When code deals with multiple cases, measure case frequencies and handle the most common ones first.

When dealing with lookups that involve high locality, it can be a win to put a small cache in front of a data structure.

Optimized code often has a non-obvious structure, which means that explanatory comments are valuable, particularly those that reference profiling measurements. A comment like “99% of the time this vector has 0 or 1 elements, so handle those cases first” can be illuminating.

Compile Times

Although this book is primarily about improving the performance of Rust programs, this section is about reducing the compile times of Rust programs, because that is a related topic of interest to many people.

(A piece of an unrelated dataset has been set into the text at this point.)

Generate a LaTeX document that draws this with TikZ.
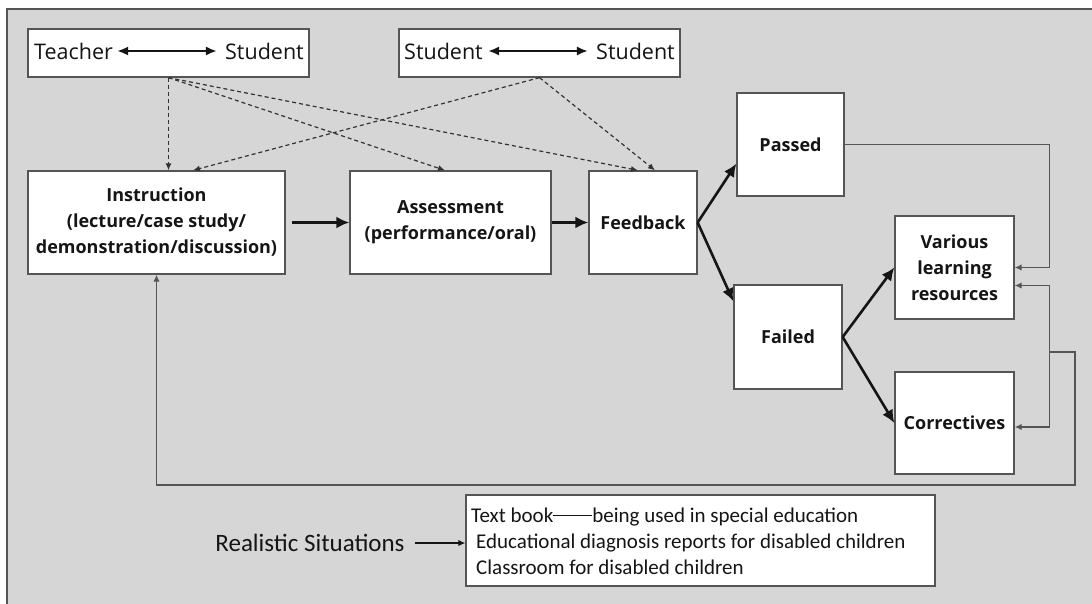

The Minimizing Compile Times section discussed ways to reduce compile times via build configuration choices. The rest of this section discusses ways to reduce compile times that require modifying your program’s code.

Visualization

Cargo has a feature that lets you visualize compilation of your program. Build with this command:

cargo build --timings

On completion it will print the name of an HTML file. Open that file in a web browser. It contains a Gantt chart that shows the dependencies between the various crates in your program. This shows how much parallelism there is in your crate graph, which can indicate if any large crates that serialize compilation should be broken up. See the documentation for more details on how to read the graphs.

LLVM IR

The Rust compiler uses LLVM for its back-end. LLVM’s execution can be a large part of compile times, especially when the Rust compiler’s front end generates a lot of IR which takes LLVM a long time to optimize.

These problems can be diagnosed with cargo llvm-lines, which shows which Rust functions cause the most LLVM IR to be generated. Generic functions are often the most important ones, because they can be instantiated dozens or even hundreds of times in large programs.

If a generic function causes IR bloat, there are several ways to fix it. The simplest is to just make the function smaller. Example 1, Example 2.

Another way is to move the non-generic parts of the function into a separate, non-generic function, which will only be instantiated once. Whether this is possible will depend on the details of the generic function. When it is possible, the non-generic function can often be written neatly as an inner function within the generic function, as shown by the code for std::fs::read:

pub fn read<P: AsRef<Path>>(path: P) -> io::Result<Vec<u8>> {
    fn inner(path: &Path) -> io::Result<Vec<u8>> {
        let mut file = File::open(path)?;
        let size = file.metadata().map(|m| m.len()).unwrap_or(0);
        let mut bytes = Vec::with_capacity(size as usize);
        io::default_read_to_end(&mut file, &mut bytes)?;
        Ok(bytes)
    }
    inner(path.as_ref())
}

Example.

Sometimes common utility functions like Option::map and Result::map_err are instantiated many times. Replacing them with equivalent match expressions can help compile times.

The effects of these sorts of changes on compile times will usually be small, though occasionally they can be large. Example.

Such changes can also reduce binary size.